January 23, 2012 at 7:18 am
Daniel
AdoAnnie: The term “rubbernecking” dates to the 19th century, and originally referred to tourists. I’m not sure when it started to be used to refer to people slowing down to look at an accident, except to say that the “tourist” term was still current in the 1940’s. (I say that because there’s a Tom and Jerry cartoon from that time period where Jerry is a tourist in Manhattan and there’s a visual joke about him having an elastic neck while looking at all the sights.) These days, however, I think the “tourist” meaning has mostly if not completely yielded to the “accident onlooker” meaning.
January 24, 2012 at 3:13 pm
Gabe
“Rubber necking”, of course! I can’t believe I didn’t think of that.
January 30, 2012 at 1:07 pm
Angela
I couldn’t agree more with your complaint about “prescriptivism” – and I say that as a plain English consultant. I was a lawyer for over a decade, and only became a plain language consultant after having children, because despite Jamie’s hopeful remark that the plain English movement has run out of disastrously bad examples, there are still just too many AWFUL legal documents being written every day).
I think plain English should be about making things clear, however that needs to be done. The legal advice I’m proudest of was one I wrote to a prison inmate about a complicated tax muddle he’d accidentally created – it was genuinely complicated and I managed to write it in language that made sense to him, and also managed to calm down his extreme anxiety about it. No doubt that advice wouldn’t have passed some of the computer-generated plain English writing assessment tools, but it’s exactly the sort of thing I think all lawyers should be able to write (and generally don’t know how to).
January 31, 2012 at 1:25 am
Paul Danon
Nuclear physics should also be done well, “however that needs to be done” and, in that field, good practices will have emerged, either from experience or experimentation. There will be some English words and expressions that communicate better than others, and they can be helpfully identified. Copy-editing isn’t that vague. It may be arduous but there will be patterns to what editors do.
February 15, 2012 at 2:42 pm
ASG
The reason I don’t like “Plain English” campaigns, which I realize is slightly different from yours, is that it always smacks of a kind of anti-intellectualism to me. When I was writing my dissertation, I would get a lot of huffy comments from outsiders like “why do academics always have to make everything so COMPLICATED” and “why don’t you just come out and SAY WHAT YOU MEAN” and “no wonder nobody buys those boring books” and endless variations on Vonnegut’s “if you can’t explain what you’re doing to a five-year-old child, you have no business doing it.”
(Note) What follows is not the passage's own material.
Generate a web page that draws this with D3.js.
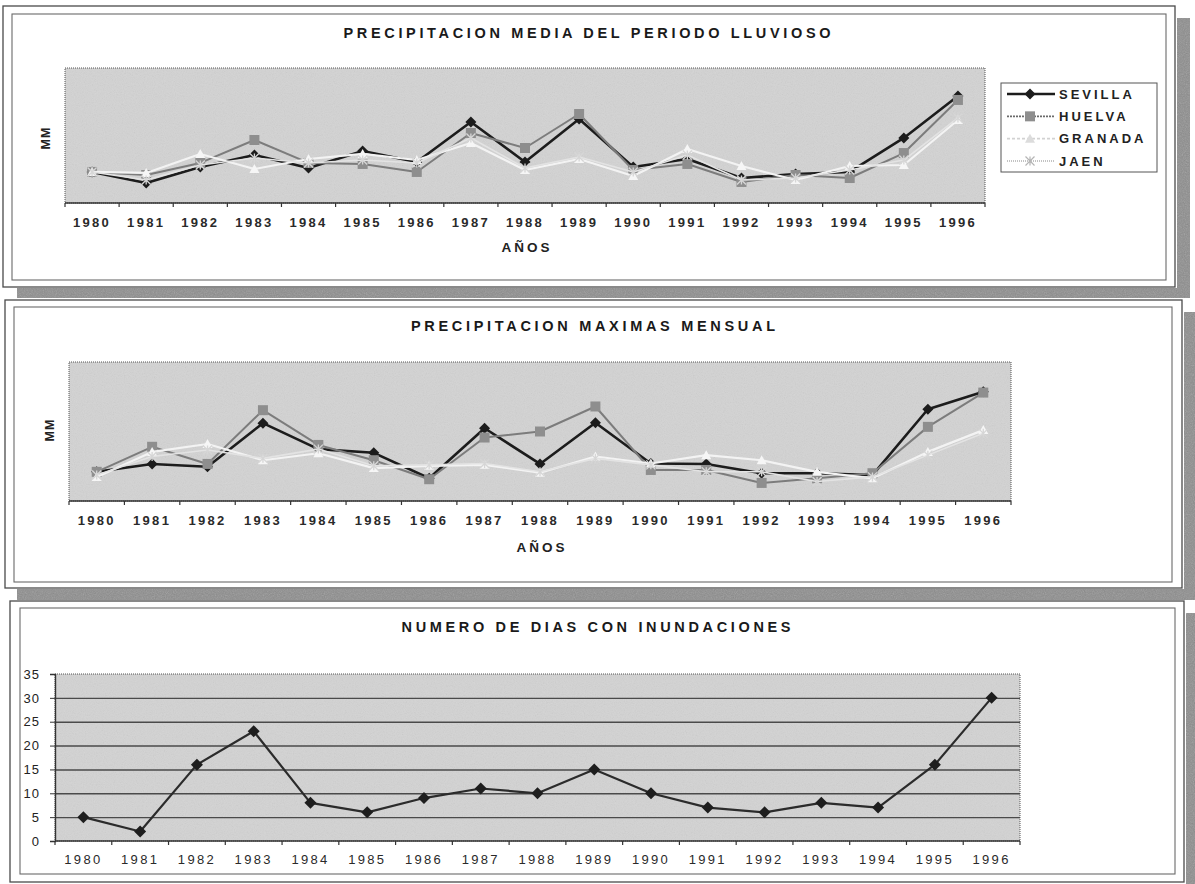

As you and other commenters have pointed out, there are lots of situations where that’s good advice, and I’m all for making legal contracts and hospital forms and government documents and yes, even doctoral dissertations, more transparent. There’s a lot of truly abhorrent writing out there. But sometimes, well, sometimes we’re professionals talking about very specific and difficult ideas among ourselves, and at those times there’s a damn good reason for our jargon to exist. I don’t think it’s elitist to say that when you’re working with a community of experts on a problem together, it’s worth using the language you’ve developed in your discipline so that you’re not constantly reinventing the wheel. So when people insist that I simplify everything I say for the benefit of some imaginary two-year-old not-exactly-a-nephew, it rubs me the wrong way.